Sur les deux risques émergents, nous portons deux propositions concrètes.
Premièrement, sur les conséquences économiques des catastrophes de type pandémique, mais pas seulement, nous avons présenté notre proposition dite « CATEX », dès juin dernier, élaborée collégialement. Cette proposition n'a, à ce stade, pas été retenue par le Gouvernement qui a lancé d'autres pistes. En France et en Europe nous n'avons pas encore trouvé d'autres solutions de type assurantiel, à part celle que nous avons mise sur la table.
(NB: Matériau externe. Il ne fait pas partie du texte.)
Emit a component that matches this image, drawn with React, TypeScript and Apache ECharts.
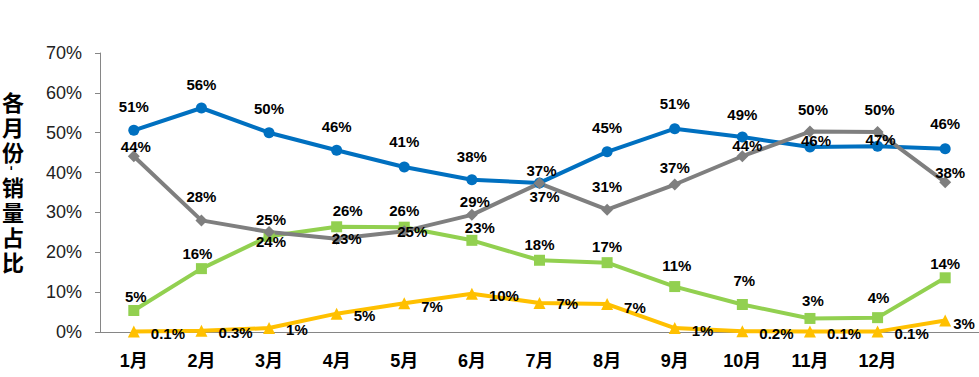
import React, { useEffect, useRef } from "react";
import * as echarts from "echarts";

const months = ["1月", "2月", "3月", "4月", "5月", "6月", "7月", "8月", "9月", "10月", "11月", "12月", ""];
const yTicks = [0, 10, 20, 30, 40, 50, 60, 70];
const titleText = "各月份-销量占比";

const blueValues = [50.6, 56.2, 50.0, 45.6, 41.4, 38.2, 37.4, 45.2, 51.0, 48.9, 46.4, 46.6, 46.0];
const grayValues = [44.1, 28.0, 25.1, 23.4, 25.3, 29.4, 37.3, 30.7, 37.0, 44.1, 50.3, 50.2, 37.6];
const greenValues = [5.4, 15.9, 24.0, 26.4, 26.3, 23.0, 18.0, 17.4, 11.4, 6.9, 3.4, 3.6, 13.6];
const yellowValues = [0.1, 0.3, 1.0, 4.6, 7.2, 9.6, 7.3, 7.0, 1.0, 0.2, 0.1, 0.1, 2.9];

// label placement (offset of label centre from point)
const blueLabelOffsets = [[0, -24], [0, -24], [0, -24], [0, -24], [0, -25], [0, -23], [2, -12], [0, -24], [0, -25], [0, -23], [6, -7], [3, -7], [0, -25]];
const grayLabelOffsets = [[2, -10], [0, -24], [2, -12], [10, 0], [8, 0], [3, -13], [5, 13], [0, -23], [0, -17], [5, -11], [3, -22], [2, -22], [5, -10]];
const greenLabelOffsets = [[2, -14], [-4, -15], [2, 5], [11, -16], [0, -17], [8, -13], [0, -16], [0, -16], [2, -21], [2, -24], [3, -18], [1, -20], [0, -14]];
const yellowLabelOffsets = [[0, 2], [0, 2], [0, 1], [0, 2], [0, 3], [0, 2], [0, 1], [0, 3], [0, 2], [0, 2], [0, 2], [0, 2], [-9, 3]];

const fmt = (v: number) => (v < 1 ? v.toFixed(1) : String(Math.round(v))) + "%";

const labelFont = {
  fontFamily: "'Liberation Sans', Arial, 'Noto Sans CJK SC', sans-serif",
  fontWeight: "bold" as const,
  fontSize: 15,
  color: "#000",
};

function buildData(values: number[], offsets: number[][], position: string, distance: number) {
  return values.map((v, i) => ({
    value: v,
    label: { position, distance, offset: offsets[i] },
  }));
}

function makeSeries(
  name: string,
  values: number[],
  offsets: number[][],
  color: string,
  symbol: string,
  symbolSize: number,
  position = "inside",
  distance = 5
) {
  return {
    name,
    type: "line",
    data: buildData(values, offsets, position, distance),
    symbol,
    symbolSize,
    showAllSymbol: true,
    lineStyle: { color, width: 4 },
    itemStyle: { color },
    label: {
      show: true,
      ...labelFont,
      formatter: (p: any) => fmt(p.value),
    },
  };
}

export default function App() {
  const ref = useRef<HTMLDivElement>(null);
  useEffect(() => {
    if (!ref.current) return;
    const chart = echarts.init(ref.current, null, { renderer: "svg" });

    const chars = titleText.split("");
    const titleEls: any[] = [];
    let y = 101;
    chars.forEach((c) => {
      if (c === "-") {
        titleEls.push({
          type: "text",
          x: 13,
          y: y - 8,
          rotation: -Math.PI / 2,
          style: {
            text: c,
            fontSize: 14,
            lineHeight: 8,
            fontWeight: "bold",
            fontFamily: "'Noto Sans CJK SC', sans-serif",
            fill: "#000",
            align: "center",
            verticalAlign: "middle",
          },
        });
        y += 10;
      } else {
        titleEls.push({
          type: "text",
          x: 13,
          y,
          style: {
            text: c,
            fontSize: 22,
            lineHeight: 22,
            fontWeight: "bold",
            fontFamily: "'Noto Sans CJK SC', sans-serif",
            fill: "#000",
            align: "center",
            verticalAlign: "middle",
          },
        });
        y += 25;
      }
    });

    chart.setOption({
      animation: false,
      backgroundColor: "#fff",
      grid: { left: 100, right: 0, top: 53, bottom: 45 },
      xAxis: {
        type: "category",
        data: months,
        boundaryGap: true,
        axisLine: { show: true, lineStyle: { color: "#868686", width: 1 } },
        axisTick: { show: false },
        axisLabel: {
          interval: 0,
          margin: 20,
          fontSize: 18,
          fontWeight: "bold",
          color: "#000",
          fontFamily: "'Liberation Sans', Arial, 'Noto Sans CJK SC', sans-serif",
        },
        splitLine: { show: false },
      },
      yAxis: {
        type: "value",
        min: yTicks[0],
        max: yTicks[yTicks.length - 1],
        interval: 10,
        axisLine: { show: true, lineStyle: { color: "#868686", width: 1 } },
        axisTick: { show: true, length: 5, lineStyle: { color: "#868686" } },
        splitLine: { show: false },
        axisLabel: {
          margin: 18,
          fontSize: 18,
          color: "#222",
          fontFamily: "'Liberation Sans', Arial, sans-serif",
          formatter: "{value}%",
        },
      },
      graphic: titleEls,
      series: [
        makeSeries("A", blueValues, blueLabelOffsets, "#0070C0", "circle", 11),
        makeSeries("C", greenValues, greenLabelOffsets, "#92D050", "rect", 11),
        makeSeries("D", yellowValues, yellowLabelOffsets, "#FFC000", "triangle", 12, "right", 11),
        makeSeries("B", grayValues, grayLabelOffsets, "#7F7F7F", "diamond", 12),
      ],
    });
    return () => chart.dispose();
  }, []);
  return (
    <div
      ref={ref}
      style={{ position: "absolute", left: 0, top: 0, width: 979, height: 377 }}
    />
  );
}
Deuxièmement, pour ce qui est du risque cyber, il reste des efforts à faire sur la prévention, en particulier sur les très petites entreprises (TPE) et les petites et moyennes entreprises (PME). Toutes les enquêtes le montrent, ainsi que les audits de risque. Au plan réglementaire, nous attendons également des pouvoirs publics qu'ils précisent et qu'ils lèvent les interrogations sur l'assurabilité des rançons et des amendes administratives qui n'est pas formellement interdite par les textes.
S'agissant des risques qui s'aggravent, l'assurance récolte et les catastrophes naturelles sont des risques déjà pris en charge mais sur lesquels nous avons des propositions. Les principales propositions consistent à lutter contre la non-assurance. Dans les premières réunions récentes organisées sur le sujet par le ministre de l'agriculture, Julien Denormandie, et réunissant l'ensemble de la filière et des assureurs, le problème de la non-assurance fait consensus. 70 % des surfaces ne sont pas couvertes. Nous travaillons dans les groupes de travail mis en place dans le cadre du Varenne de l'eau pour trouver une solution qui ne pénalise pas ceux qui sont déjà assurés.
Sur les catastrophes naturelles, nous plaidons pour une actualisation du régime, sans remettre en question ses fondamentaux. Il faut renforcer les dispositifs de prévention à tous les niveaux.
En conclusion, une interrogation demeure sur la dimension systémique de certains risques, comme la pandémie ou une cyberattaque mondiale, alors qu'ils sont en train d'évoluer et peut-être d'exploser. Pour les risques dits « extrêmes », la seule mutualisation ne suffit pas. Il faut se tourner vers des partenariats public-privé qui ont prouvé leur efficacité. Tous les assureurs sont conscients de ces enjeux car ils sont aux premières loges aux côtés des victimes de ces catastrophes, donc nous sommes particulièrement motivés pour contribuer à ces travaux.